The original design of the framers suffered what may yet become a fatal blow with the passage of the 17th Amendment. Before 1913, each state legislature named its senators, and the U.S. Senate was a check and balance on the publicly elected House of Representatives and the Executive Branch. The amendment, requiring direct election of senators, locked out the states altogether from any participation in the federal government.
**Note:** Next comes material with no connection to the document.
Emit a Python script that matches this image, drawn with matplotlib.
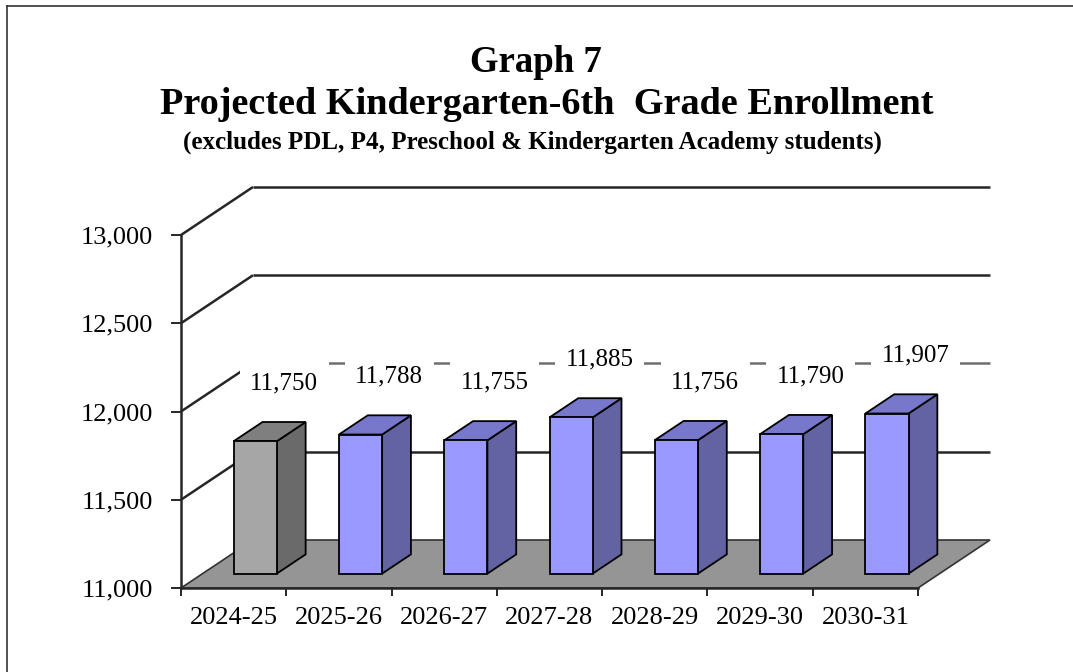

Imagine what effect repeal of the 17th Amendment would have on current issues. Senators chosen by, and accountable to, state legislatures would have to approve all treaties; would have to confirm all presidential appointments; would have to approve all legislation and judge all matters of impeachment. State participation in the new, national government was essential in the framer's design. The only participation states now have is to accept funding from the national government, along with all the strings that are attached. States have become puppets of the national government, with limited and decreasing power. The nation is embracing the Thomas Hobbes philosophy and turning its back on the John Locke philosophy, which made America the greatest nation in the history of civilization.
The election scheduled for Nov. 6 may be the last opportunity to rid the nation's leadership of the Hobbes/Rousseau/Marx philosophy that has dominated the federal government for nearly a century. It may be the last opportunity to return to the John Locke philosophy, which undergirds our Declaration of Independence and our Constitution. It may be the last hope of ever restoring our Constitution as it was originally designed.